> **Task directions**
Return, exactly as written, every line from the first line of the data below through the line that contains "(distCtext) at (594,632)".

> **Collected material**
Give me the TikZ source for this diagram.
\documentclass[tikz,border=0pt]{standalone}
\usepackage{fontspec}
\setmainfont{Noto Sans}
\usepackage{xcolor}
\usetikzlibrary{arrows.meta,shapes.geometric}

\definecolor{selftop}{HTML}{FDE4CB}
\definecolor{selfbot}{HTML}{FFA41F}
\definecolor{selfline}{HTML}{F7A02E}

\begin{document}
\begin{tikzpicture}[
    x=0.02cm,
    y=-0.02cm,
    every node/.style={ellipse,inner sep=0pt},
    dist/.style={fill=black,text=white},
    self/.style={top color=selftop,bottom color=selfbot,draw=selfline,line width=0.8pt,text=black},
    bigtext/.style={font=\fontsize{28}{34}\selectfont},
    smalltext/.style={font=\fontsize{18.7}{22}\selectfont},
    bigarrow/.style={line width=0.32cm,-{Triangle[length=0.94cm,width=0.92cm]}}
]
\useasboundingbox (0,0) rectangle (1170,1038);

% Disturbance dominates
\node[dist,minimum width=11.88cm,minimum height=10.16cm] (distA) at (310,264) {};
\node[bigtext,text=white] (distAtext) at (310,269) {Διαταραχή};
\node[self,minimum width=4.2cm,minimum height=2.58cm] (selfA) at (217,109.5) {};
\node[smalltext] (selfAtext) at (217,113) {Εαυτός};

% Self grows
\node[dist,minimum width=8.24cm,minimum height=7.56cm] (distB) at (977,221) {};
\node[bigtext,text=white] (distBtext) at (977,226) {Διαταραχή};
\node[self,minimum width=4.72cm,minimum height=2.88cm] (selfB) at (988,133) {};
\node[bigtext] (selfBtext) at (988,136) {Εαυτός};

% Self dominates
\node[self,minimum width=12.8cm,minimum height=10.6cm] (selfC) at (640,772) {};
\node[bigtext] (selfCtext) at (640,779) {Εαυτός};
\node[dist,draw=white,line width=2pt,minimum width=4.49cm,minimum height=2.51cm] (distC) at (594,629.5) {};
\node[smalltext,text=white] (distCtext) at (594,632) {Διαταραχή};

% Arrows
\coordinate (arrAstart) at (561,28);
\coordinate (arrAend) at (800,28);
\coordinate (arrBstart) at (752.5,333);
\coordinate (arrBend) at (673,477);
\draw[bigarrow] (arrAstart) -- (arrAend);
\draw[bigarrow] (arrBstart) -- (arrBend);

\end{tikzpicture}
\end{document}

> **Written answer**
Give me the TikZ source for this diagram.
\documentclass[tikz,border=0pt]{standalone}
\usepackage{fontspec}
\setmainfont{Noto Sans}
\usepackage{xcolor}
\usetikzlibrary{arrows.meta,shapes.geometric}

\definecolor{selftop}{HTML}{FDE4CB}
\definecolor{selfbot}{HTML}{FFA41F}
\definecolor{selfline}{HTML}{F7A02E}

\begin{document}
\begin{tikzpicture}[
    x=0.02cm,
    y=-0.02cm,
    every node/.style={ellipse,inner sep=0pt},
    dist/.style={fill=black,text=white},
    self/.style={top color=selftop,bottom color=selfbot,draw=selfline,line width=0.8pt,text=black},
    bigtext/.style={font=\fontsize{28}{34}\selectfont},
    smalltext/.style={font=\fontsize{18.7}{22}\selectfont},
    bigarrow/.style={line width=0.32cm,-{Triangle[length=0.94cm,width=0.92cm]}}
]
\useasboundingbox (0,0) rectangle (1170,1038);

% Disturbance dominates
\node[dist,minimum width=11.88cm,minimum height=10.16cm] (distA) at (310,264) {};
\node[bigtext,text=white] (distAtext) at (310,269) {Διαταραχή};
\node[self,minimum width=4.2cm,minimum height=2.58cm] (selfA) at (217,109.5) {};
\node[smalltext] (selfAtext) at (217,113) {Εαυτός};

% Self grows
\node[dist,minimum width=8.24cm,minimum height=7.56cm] (distB) at (977,221) {};
\node[bigtext,text=white] (distBtext) at (977,226) {Διαταραχή};
\node[self,minimum width=4.72cm,minimum height=2.88cm] (selfB) at (988,133) {};
\node[bigtext] (selfBtext) at (988,136) {Εαυτός};

% Self dominates
\node[self,minimum width=12.8cm,minimum height=10.6cm] (selfC) at (640,772) {};
\node[bigtext] (selfCtext) at (640,779) {Εαυτός};
\node[dist,draw=white,line width=2pt,minimum width=4.49cm,minimum height=2.51cm] (distC) at (594,629.5) {};
\node[smalltext,text=white] (distCtext) at (594,632) {Διαταραχή};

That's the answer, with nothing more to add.